The inner child, terrified

I want to be safe. I am hurting, and I want that to stop. The ways I have tried- rationality, finding out the rules and following them, always being perfect- have not worked, and still there is the terrified child.

Will speaking from the heart achieve what I want? I don’t know, but the child’s judgment is quick and angry, especially when I am feeling hurt. I should not take it too seriously. It latches onto any idea it can use to beat me up. So, “I am addicted to drama”. No, I am not. I want quiet, though I also want people’s attention. If I do not seek it in the way best calculated to give me lasting happiness, I seek it as best I may.

So, as I cannot now write my own clear psychophysiology of ego, heart, soul, inner child and the rest and their precise relationships, here are some quotes.

Carl Jung: “The first half of life is devoted to forming a healthy ego, the second half is going inward and letting go of it.” I got that from facebook, and have not found the context. I created a deeply unhealthy ego and was repressed behind a shell. Then it cracked, and I stopped functioning. I am going inward, but a healthy ego would be nice.

For Freud, under the ego is the Id, a monster of emotions which needs to be firmly held down. For Jung, and Richard Rohr commenting on him, under the ego is your real purpose, identity, true self or soul. It is the Quakers’ “that of God”. James Baldwin has quotes to join with Freud: “We cannot ask, What do we really feel? Such a question merely opens the gates on chaos”.

And, “The man does not remember the hand that struck him, the darkness that frightened him, as a child; nevertheless, the hand and the darkness remain with him, indivisible from himself forever, part of the passion that drives him wherever he thinks to take flight.” Baldwin was a young man, writing about the anger and fear leading white America to oppress Black people. We are always our conditioning, always old feelings about situations that ended long ago constraining our choices, little more than the sum of our triggers.

That shows the problem of taking quotes. This is the same man who wrote of the existentialist challenge to create onesself. Perhaps the truth lies somewhere between these extremes.

More Jung, then, from the CG Jung Foundation’s twitter:

“The difference between the ‘natural’ individuation process, which runs its course unconsciously, and the one that is consciously realized is tremendous. In the first case, consciousness nowhere intervenes… the end remains as dark as the beginning. In the second case, so much darkness comes to light that the personality is permeated with light and consciousness necessarily gains in scope and insight.”

The inner critic/terrified child always finds the worst possible interpretation. It thinks me weak, useless, and deluded. It suggests I never individuated. The shell was made for me by my mother from her own expectations. Finding the inner light is a project for after teenage: first I need to find my own ego.

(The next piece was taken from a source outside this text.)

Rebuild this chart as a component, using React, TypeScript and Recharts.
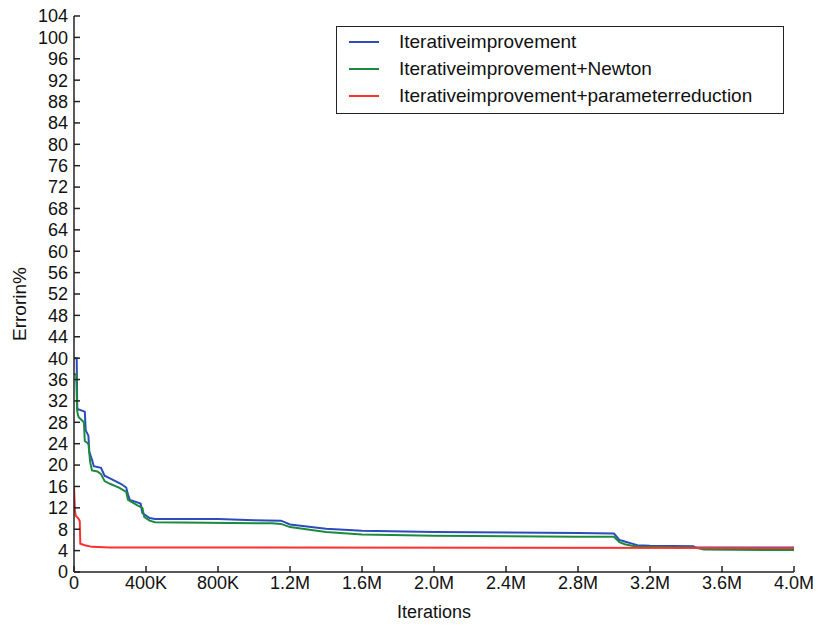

However I have more life experience than most teenagers. I am analysing though rationality is insufficient for this task, but I am also feeling it, and trying to put it into words.

In ministry, someone paraphrased Isaac Penington: Adam and Eve made a mistake: they chose knowledge of Good and Evil over direct communion with God. They saw that they were naked, and we know it is good to be clothed. Well, I do not want my inner light to tell me I should be naked. Old people sometimes become disinhibited: I read behaviour sheets when I should merely have scanned them. Aged resident says to long-suffering careworker, “I am so hard for you right now”. Then the notes record laboriously what the consequences were.

I am a sexual being, having felt asexual most of this century.

What do I feel, now? I am “upset”- this is not a feeling, but a state where various feelings produce discomfort. I am sad and frustrated. There was a chance to connect, and then there wasn’t. I oscillate between “It’s all my fault” and “It’s all their fault,” avoiding the pain of unknowing. Long past hurt mingles with recent hurt until I cannot differentiate them. As I always do when hurt, I get angry with myself.

Sadness was an inadmissible emotion. Don’t cry. Don’t be sad. I feel angry with myself, because I am sad. I suppress my sadness and it curdles into unconscious misery. My anger at myself because of that sadness hurts. I want the sadness to stop. I want the anger to stop. Anger outwards and angry behaviour is less noticeable to me, because I am more concerned with the sadness and inwardly directed anger. The anger is a blockage, suppressing the underlying sadness from consciousness, preventing it being processed. I will feel my sadness.